= Problem to work on =
Determine the count of lines holding the string "matplotlib". Return only the number.

[Source code of charts]
· · · ·

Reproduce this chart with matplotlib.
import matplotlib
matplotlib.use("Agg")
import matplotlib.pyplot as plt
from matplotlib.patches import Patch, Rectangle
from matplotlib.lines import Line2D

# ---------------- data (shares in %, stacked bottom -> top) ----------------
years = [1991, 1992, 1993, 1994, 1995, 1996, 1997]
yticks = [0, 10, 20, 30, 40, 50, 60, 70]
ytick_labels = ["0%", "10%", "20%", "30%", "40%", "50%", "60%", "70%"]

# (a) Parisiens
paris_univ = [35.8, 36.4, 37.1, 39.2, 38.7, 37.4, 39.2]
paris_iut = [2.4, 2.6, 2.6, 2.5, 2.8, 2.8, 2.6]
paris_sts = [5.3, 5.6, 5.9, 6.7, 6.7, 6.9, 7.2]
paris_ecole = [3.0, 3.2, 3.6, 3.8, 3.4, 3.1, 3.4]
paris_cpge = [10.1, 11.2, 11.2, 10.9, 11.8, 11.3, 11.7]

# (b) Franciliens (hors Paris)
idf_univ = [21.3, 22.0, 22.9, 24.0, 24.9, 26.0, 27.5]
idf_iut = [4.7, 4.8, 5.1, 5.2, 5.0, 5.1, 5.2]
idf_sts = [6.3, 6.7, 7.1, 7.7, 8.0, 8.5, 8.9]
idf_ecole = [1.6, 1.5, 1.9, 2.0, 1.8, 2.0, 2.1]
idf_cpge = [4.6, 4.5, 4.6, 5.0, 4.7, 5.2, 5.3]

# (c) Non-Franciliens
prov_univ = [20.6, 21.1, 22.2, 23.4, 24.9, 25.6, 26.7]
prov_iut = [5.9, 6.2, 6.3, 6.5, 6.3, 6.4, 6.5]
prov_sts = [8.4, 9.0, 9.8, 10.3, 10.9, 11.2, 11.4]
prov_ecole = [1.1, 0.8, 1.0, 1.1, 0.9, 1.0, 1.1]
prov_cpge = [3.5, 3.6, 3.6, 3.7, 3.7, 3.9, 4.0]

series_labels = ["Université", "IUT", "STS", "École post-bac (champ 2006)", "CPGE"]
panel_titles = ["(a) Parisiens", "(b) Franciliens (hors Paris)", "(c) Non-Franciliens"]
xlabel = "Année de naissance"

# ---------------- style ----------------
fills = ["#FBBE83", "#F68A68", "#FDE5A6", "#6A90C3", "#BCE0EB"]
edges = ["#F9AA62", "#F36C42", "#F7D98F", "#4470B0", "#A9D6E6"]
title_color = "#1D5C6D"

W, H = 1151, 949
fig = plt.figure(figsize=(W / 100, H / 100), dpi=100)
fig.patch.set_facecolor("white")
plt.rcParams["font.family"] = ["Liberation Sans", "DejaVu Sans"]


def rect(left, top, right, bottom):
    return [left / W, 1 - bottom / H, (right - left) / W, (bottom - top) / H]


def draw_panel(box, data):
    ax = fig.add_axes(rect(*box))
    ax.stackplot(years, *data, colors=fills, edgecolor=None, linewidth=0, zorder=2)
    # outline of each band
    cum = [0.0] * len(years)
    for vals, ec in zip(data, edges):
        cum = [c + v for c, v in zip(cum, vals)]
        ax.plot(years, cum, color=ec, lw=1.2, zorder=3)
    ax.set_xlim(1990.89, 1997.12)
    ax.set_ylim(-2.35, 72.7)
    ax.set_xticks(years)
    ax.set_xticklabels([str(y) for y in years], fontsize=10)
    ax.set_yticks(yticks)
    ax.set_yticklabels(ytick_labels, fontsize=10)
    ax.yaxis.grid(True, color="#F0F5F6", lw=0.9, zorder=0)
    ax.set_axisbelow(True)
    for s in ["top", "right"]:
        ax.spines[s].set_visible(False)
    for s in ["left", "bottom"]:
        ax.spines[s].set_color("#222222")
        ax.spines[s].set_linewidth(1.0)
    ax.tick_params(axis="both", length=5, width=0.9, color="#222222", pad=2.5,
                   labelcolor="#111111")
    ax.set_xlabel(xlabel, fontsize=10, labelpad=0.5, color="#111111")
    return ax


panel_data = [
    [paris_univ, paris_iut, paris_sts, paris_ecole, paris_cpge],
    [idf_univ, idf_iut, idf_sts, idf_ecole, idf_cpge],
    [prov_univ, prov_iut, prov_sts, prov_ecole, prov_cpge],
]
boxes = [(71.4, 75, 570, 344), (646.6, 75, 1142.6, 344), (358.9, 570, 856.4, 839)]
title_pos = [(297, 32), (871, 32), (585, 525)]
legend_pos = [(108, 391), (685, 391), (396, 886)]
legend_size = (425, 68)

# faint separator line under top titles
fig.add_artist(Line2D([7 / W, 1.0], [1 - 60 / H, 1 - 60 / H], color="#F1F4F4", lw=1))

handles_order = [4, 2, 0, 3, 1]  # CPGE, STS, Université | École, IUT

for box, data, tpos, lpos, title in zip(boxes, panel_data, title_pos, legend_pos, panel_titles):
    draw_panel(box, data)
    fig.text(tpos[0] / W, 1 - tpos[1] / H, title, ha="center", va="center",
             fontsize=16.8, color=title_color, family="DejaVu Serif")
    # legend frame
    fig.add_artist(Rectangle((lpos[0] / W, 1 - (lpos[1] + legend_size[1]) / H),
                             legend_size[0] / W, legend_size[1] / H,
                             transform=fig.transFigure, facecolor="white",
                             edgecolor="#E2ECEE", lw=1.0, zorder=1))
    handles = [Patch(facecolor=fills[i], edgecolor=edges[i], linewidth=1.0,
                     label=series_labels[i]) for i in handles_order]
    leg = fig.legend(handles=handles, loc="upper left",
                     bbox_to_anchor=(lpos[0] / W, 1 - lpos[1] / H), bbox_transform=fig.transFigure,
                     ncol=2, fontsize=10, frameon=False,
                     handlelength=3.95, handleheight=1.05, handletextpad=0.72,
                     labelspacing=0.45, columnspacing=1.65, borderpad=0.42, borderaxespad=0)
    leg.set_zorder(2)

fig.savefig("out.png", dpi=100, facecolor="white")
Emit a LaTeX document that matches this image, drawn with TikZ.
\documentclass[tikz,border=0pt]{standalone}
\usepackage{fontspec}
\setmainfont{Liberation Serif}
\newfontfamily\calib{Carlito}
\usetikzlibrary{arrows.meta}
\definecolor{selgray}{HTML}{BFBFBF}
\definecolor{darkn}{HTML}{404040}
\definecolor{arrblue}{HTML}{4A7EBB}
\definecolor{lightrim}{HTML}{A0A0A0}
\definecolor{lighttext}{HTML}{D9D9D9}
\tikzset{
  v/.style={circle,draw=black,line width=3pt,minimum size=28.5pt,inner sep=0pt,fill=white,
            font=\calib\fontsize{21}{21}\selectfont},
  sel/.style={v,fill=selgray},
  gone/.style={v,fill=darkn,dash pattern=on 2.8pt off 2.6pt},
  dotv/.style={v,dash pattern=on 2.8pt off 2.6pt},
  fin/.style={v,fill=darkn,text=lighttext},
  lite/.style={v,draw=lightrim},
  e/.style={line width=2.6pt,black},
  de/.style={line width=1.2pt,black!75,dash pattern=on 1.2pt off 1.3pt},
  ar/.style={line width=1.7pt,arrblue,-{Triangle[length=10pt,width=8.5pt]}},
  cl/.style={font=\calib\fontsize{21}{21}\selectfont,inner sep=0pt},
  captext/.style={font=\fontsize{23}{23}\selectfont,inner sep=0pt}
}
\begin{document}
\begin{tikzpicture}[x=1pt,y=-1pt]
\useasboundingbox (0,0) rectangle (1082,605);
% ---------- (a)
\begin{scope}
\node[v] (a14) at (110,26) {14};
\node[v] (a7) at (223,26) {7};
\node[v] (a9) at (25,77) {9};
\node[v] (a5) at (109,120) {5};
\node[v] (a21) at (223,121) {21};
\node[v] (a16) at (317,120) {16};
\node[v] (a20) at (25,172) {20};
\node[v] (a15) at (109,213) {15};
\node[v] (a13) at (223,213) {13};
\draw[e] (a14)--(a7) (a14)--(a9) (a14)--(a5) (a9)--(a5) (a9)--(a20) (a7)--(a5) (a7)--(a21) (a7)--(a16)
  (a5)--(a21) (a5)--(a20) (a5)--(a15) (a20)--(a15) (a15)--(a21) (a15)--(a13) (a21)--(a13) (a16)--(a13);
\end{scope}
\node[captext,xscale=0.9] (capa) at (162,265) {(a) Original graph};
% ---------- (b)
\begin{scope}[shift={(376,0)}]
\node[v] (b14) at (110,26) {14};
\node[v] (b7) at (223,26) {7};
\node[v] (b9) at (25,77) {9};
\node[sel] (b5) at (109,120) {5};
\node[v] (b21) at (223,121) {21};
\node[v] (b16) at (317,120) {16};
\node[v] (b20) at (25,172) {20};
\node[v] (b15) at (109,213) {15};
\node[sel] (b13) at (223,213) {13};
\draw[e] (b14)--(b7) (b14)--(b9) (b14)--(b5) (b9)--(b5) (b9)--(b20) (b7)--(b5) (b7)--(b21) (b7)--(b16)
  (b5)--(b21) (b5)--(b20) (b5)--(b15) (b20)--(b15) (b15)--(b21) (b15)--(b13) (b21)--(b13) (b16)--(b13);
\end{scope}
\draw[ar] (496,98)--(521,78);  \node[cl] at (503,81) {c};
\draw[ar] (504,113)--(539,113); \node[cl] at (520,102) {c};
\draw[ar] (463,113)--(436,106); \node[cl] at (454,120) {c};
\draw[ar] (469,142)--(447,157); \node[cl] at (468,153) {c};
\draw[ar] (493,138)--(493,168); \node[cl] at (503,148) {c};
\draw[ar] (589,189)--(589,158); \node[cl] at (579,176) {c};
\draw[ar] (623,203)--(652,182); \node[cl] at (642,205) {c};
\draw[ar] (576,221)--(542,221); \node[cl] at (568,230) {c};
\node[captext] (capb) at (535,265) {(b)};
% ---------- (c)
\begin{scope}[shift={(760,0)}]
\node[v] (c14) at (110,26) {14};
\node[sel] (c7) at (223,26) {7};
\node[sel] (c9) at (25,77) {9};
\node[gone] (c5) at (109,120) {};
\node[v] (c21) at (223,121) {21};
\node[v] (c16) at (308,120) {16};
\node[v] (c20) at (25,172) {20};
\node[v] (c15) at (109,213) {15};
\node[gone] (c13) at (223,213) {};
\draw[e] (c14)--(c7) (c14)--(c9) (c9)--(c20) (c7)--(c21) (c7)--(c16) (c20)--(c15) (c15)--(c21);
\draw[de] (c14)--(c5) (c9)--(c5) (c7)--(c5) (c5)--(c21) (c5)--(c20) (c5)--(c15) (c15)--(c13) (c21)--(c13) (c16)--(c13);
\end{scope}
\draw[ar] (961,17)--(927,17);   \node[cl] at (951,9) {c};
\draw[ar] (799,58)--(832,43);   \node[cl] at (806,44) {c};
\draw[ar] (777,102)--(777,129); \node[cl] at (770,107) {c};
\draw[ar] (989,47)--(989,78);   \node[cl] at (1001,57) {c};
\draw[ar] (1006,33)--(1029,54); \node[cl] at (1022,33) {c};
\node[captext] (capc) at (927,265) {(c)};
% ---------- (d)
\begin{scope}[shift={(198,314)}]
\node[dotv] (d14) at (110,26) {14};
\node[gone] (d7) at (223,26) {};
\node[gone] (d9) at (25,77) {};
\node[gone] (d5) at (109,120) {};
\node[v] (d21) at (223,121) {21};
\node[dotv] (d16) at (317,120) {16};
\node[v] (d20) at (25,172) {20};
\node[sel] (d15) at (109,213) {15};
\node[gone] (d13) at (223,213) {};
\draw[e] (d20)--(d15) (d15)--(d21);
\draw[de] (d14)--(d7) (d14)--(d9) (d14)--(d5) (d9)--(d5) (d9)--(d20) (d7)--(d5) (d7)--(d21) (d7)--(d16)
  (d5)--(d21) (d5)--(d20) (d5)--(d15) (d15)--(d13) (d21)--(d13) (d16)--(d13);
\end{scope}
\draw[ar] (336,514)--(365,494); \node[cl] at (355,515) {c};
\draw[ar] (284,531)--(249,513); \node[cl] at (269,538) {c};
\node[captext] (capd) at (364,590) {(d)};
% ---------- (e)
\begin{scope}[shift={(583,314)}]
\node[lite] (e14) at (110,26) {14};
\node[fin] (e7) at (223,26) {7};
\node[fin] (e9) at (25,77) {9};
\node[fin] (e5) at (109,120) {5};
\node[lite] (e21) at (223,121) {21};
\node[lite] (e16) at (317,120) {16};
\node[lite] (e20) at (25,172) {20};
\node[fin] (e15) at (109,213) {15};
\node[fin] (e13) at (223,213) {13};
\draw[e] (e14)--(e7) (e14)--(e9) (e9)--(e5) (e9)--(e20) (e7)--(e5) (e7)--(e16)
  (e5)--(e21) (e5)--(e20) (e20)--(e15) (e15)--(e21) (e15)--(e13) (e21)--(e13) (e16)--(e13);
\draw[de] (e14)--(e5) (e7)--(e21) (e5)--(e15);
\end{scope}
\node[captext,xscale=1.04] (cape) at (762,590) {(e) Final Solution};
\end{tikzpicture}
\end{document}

· · · ·

= Task solution =
6